My synthesis of the past seven days of announcements and events in adtech:
Innovation is accelerating, pushing our industry headfirst into an AI-driven future. The technology path is starting to come into focus - but the future of marketing and media remains full of open questions.
Seven days ago, our portfolio company Scope3 unveiled what they’ve been building in LLM-based brand safety and media agents. Much has already been written (I recommend reading Brian O'Kelley’s blog Bokonads for a first-hand take), so I won’t add to the pile. I’ll just say this: the LLM genie is out of the bottle, and we’re only beginning to glimpse what’s possible in an agentic world.
Four days ago, our portfolio company Marketecture Media hosted its first-ever live event. It was amazing in every way. From my vantage point, two moments stood out - both involving Brett Wilson from SwiftVC.
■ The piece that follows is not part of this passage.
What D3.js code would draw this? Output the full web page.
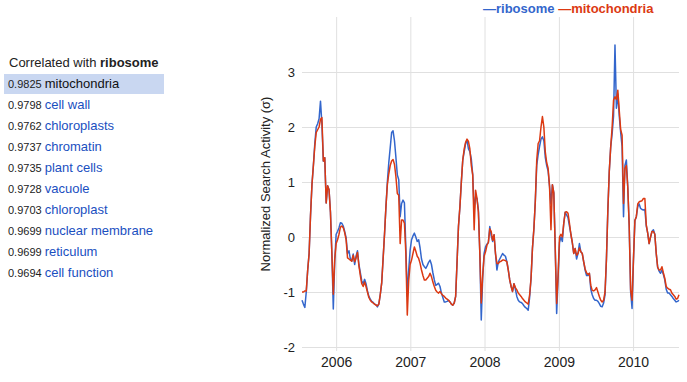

First, Brett sat down with Taz Patel from Perplexity, who shared how one of the world’s most important LLMs is approaching advertising. Some have criticized their measured rollout - just a dozen customers, CPM pricing - but in my view, that’s shortsighted. We’re in the early innings of the Post-Web Era. Everything right now is an experiment.
Next, Brett and I hosted a startup showcase featuring seven early-stage companies building AI-driven products - from custom algorithms and AI-edited video to LLM-powered creative and SEO for LLMs. It was yet more proof that the adtech infrastructure is being rebuilt in real time. These aren’t just prototypes - they’re products you can build, buy, and use today.
Finally (!) two days ago, I participated in the AdTech Economic Forum, hosted by Tom Triscari and Rob Beeler. It was a phenomenal event. Hopefully, videos will be posted soon - topics ranged from investing to M&A to macro dynamics - but one theme rang loud across sessions:
As consumer habits shift due to AI, the open web, as we know it, is about to change in ways we can’t yet fully grasp. But we know it will.
Here’s how I’m thinking about it all:
a) Adtech is undergoing its first infrastructure shift in 15 years, since the rise of programmatic. Now it’s about LLM-based capabilities and agents. The products are starting to arrive. The direction is clear.
Yes, it’s early. But the question isn’t if it’s happening - it’s how fast.
b) We’re at the very beginning of the Post-Web Era - and it will be more disruptive, more impactful, and more value-creating (and potentially value-destructive) than many anticipate.
Big questions loom:
What happens to publishers when answers live inside your LLM of choice?
What happens to brands when the purchase journey is reimagined?
What happens when people and agents start interacting?
There are far more questions than answers including who ends up the winner(s) on the other side of this platform shift. (My money’s on the innovators - but yes, I’m biased.)
One thing is clear: it’s going to be an incredible 1–3 years ahead in adtech.